Without discipline, even simple tools become sources of risk.
AI as Part of a Broader Capability Stack
AI works best when integrated into a broader system of capabilities that includes:
- Skilled people
- Clear governance
- Ethical guidelines
- Feedback mechanisms
No single tool carries an organization forward. Strategy aligns these elements toward a shared direction.
AI is one component, not the foundation.
Reframing the Question Leaders Should Ask
Instead of asking:
“Is AI our strategy?”
Leaders should ask:
“How does AI support our strategy?”
This shift changes the conversation from excitement to effectiveness. It encourages thoughtful adoption rather than reactive investment.
It also creates space to say no when AI does not add value.
When AI Should Be Avoided
Treating AI as a tool also means recognizing when not to use it.
AI may not be appropriate when:
- Data quality is poor
- Processes are undefined
- Decisions require deep human judgment
- Risks outweigh efficiency gains
Restraint is a strategic skill. Not every problem needs an AI solution.
Final Thoughts
Artificial intelligence is one of the most powerful tools businesses have today. But power without direction creates noise, not progress.
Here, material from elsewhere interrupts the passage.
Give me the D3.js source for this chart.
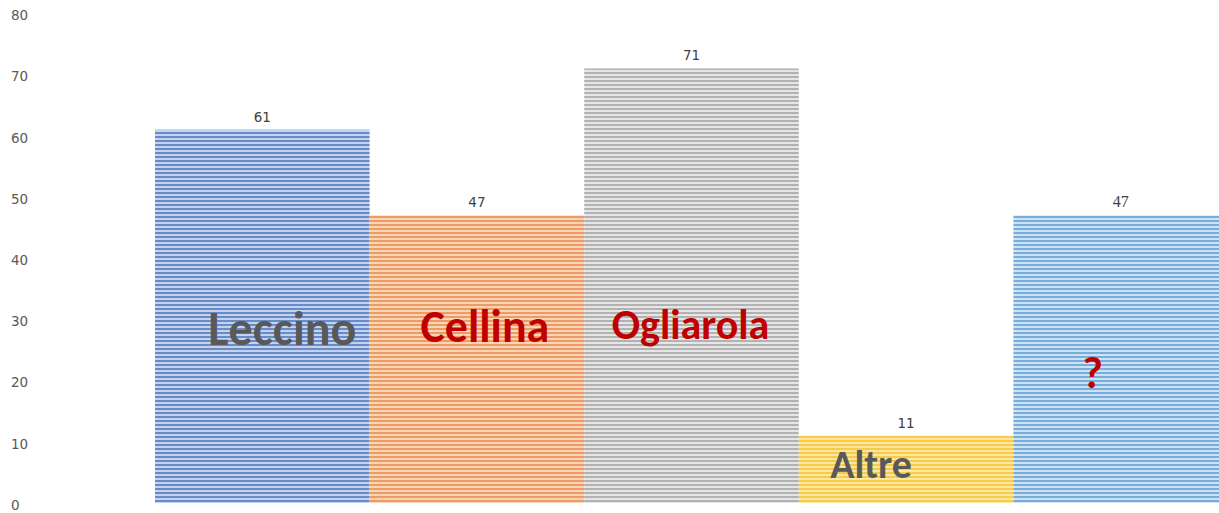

Strategy defines purpose. AI supports execution.
When organizations confuse the two, they lose focus, waste resources, and undermine trust. When they keep the boundary clear, AI becomes a reliable, effective asset.
The future of business will involve more AI, not less. But the future will still depend on human judgment, leadership, and strategic thinking.
AI can help businesses move faster. Only humans can decide where they should go.
That is why artificial intelligence must remain what it truly; AI is a tool, not a strategy.